- _Set task_
Reproduce the listing word for word, leaving every picture behind.

- _Material_
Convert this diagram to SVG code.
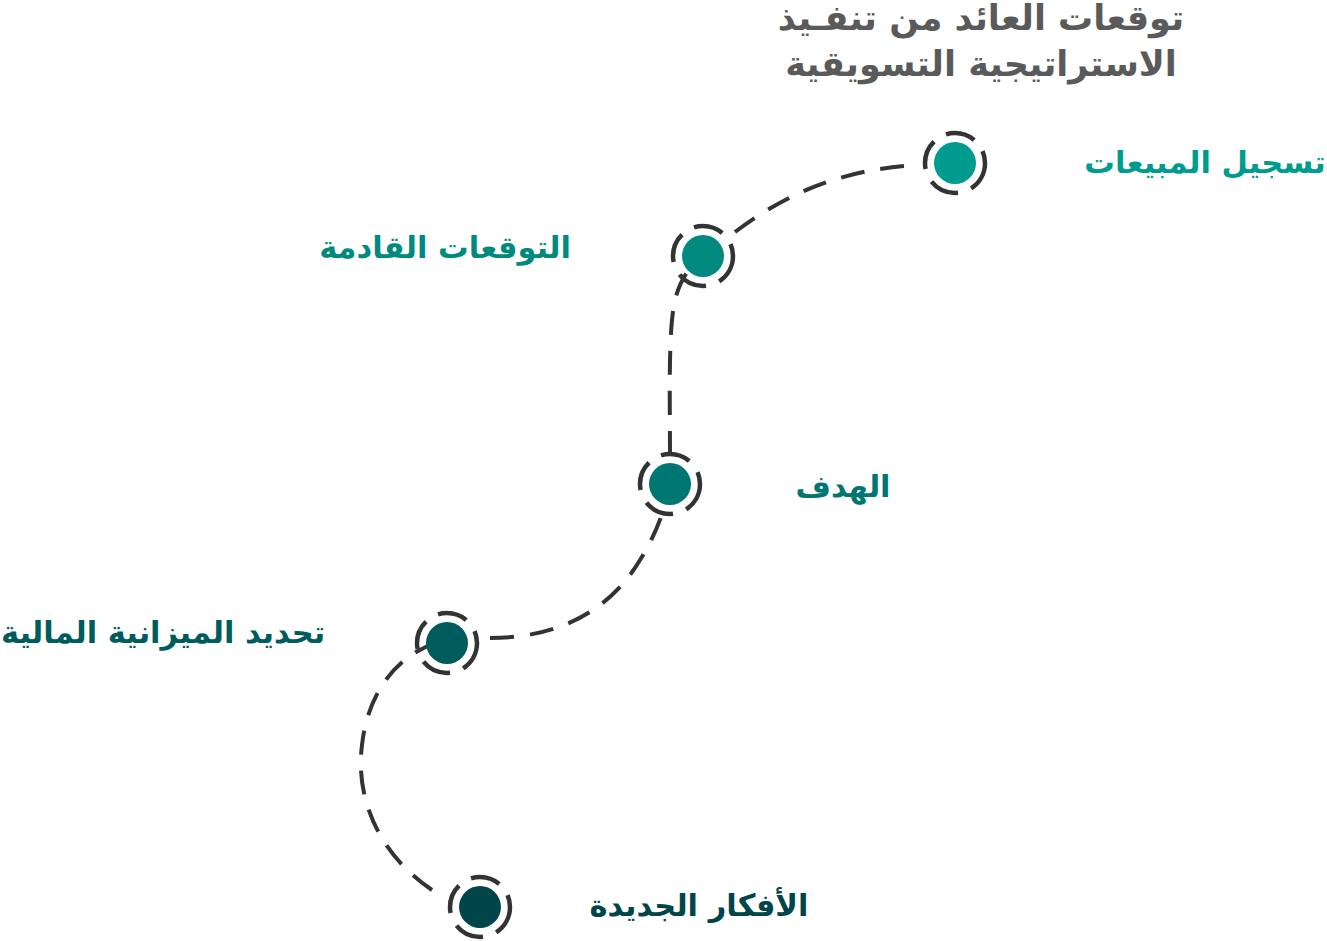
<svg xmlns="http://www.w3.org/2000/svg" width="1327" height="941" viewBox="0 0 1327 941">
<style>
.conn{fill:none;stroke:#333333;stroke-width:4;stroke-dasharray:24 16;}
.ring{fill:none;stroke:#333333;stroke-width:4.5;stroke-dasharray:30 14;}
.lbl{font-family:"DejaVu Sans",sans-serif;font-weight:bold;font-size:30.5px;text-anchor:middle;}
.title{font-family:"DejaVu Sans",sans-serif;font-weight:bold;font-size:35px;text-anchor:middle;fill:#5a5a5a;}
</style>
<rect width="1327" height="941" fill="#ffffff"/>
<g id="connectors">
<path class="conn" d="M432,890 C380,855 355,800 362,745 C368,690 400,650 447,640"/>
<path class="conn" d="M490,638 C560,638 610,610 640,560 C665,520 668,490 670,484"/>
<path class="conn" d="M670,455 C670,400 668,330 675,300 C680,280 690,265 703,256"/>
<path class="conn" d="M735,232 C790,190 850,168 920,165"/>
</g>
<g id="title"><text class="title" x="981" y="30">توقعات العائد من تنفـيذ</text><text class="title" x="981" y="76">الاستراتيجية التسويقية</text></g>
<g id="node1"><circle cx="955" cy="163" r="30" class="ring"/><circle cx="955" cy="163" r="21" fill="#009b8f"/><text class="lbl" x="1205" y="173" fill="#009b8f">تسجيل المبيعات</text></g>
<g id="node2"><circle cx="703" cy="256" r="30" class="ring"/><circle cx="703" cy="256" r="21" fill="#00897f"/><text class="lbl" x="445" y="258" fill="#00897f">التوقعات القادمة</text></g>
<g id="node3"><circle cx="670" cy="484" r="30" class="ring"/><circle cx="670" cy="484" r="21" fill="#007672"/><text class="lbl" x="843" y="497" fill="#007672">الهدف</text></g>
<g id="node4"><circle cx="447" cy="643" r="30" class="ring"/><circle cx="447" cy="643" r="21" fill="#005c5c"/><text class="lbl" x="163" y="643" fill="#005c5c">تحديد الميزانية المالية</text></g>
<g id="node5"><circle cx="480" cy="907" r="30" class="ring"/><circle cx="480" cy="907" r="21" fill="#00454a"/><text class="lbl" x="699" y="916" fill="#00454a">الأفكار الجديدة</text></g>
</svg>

- _Answer to this task_
Convert this diagram to SVG code.
<svg xmlns="http://www.w3.org/2000/svg" width="1327" height="941" viewBox="0 0 1327 941">
<style>
.conn{fill:none;stroke:#333333;stroke-width:4;stroke-dasharray:24 16;}
.ring{fill:none;stroke:#333333;stroke-width:4.5;stroke-dasharray:30 14;}
.lbl{font-family:"DejaVu Sans",sans-serif;font-weight:bold;font-size:30.5px;text-anchor:middle;}
.title{font-family:"DejaVu Sans",sans-serif;font-weight:bold;font-size:35px;text-anchor:middle;fill:#5a5a5a;}
</style>
<rect width="1327" height="941" fill="#ffffff"/>
<g id="connectors">
<path class="conn" d="M432,890 C380,855 355,800 362,745 C368,690 400,650 447,640"/>
<path class="conn" d="M490,638 C560,638 610,610 640,560 C665,520 668,490 670,484"/>
<path class="conn" d="M670,455 C670,400 668,330 675,300 C680,280 690,265 703,256"/>
<path class="conn" d="M735,232 C790,190 850,168 920,165"/>
</g>
<g id="title"><text class="title" x="981" y="30">توقعات العائد من تنفـيذ</text><text class="title" x="981" y="76">الاستراتيجية التسويقية</text></g>
<g id="node1"><circle cx="955" cy="163" r="30" class="ring"/><circle cx="955" cy="163" r="21" fill="#009b8f"/><text class="lbl" x="1205" y="173" fill="#009b8f">تسجيل المبيعات</text></g>
<g id="node2"><circle cx="703" cy="256" r="30" class="ring"/><circle cx="703" cy="256" r="21" fill="#00897f"/><text class="lbl" x="445" y="258" fill="#00897f">التوقعات القادمة</text></g>
<g id="node3"><circle cx="670" cy="484" r="30" class="ring"/><circle cx="670" cy="484" r="21" fill="#007672"/><text class="lbl" x="843" y="497" fill="#007672">الهدف</text></g>
<g id="node4"><circle cx="447" cy="643" r="30" class="ring"/><circle cx="447" cy="643" r="21" fill="#005c5c"/><text class="lbl" x="163" y="643" fill="#005c5c">تحديد الميزانية المالية</text></g>
<g id="node5"><circle cx="480" cy="907" r="30" class="ring"/><circle cx="480" cy="907" r="21" fill="#00454a"/><text class="lbl" x="699" y="916" fill="#00454a">الأفكار الجديدة</text></g>
</svg>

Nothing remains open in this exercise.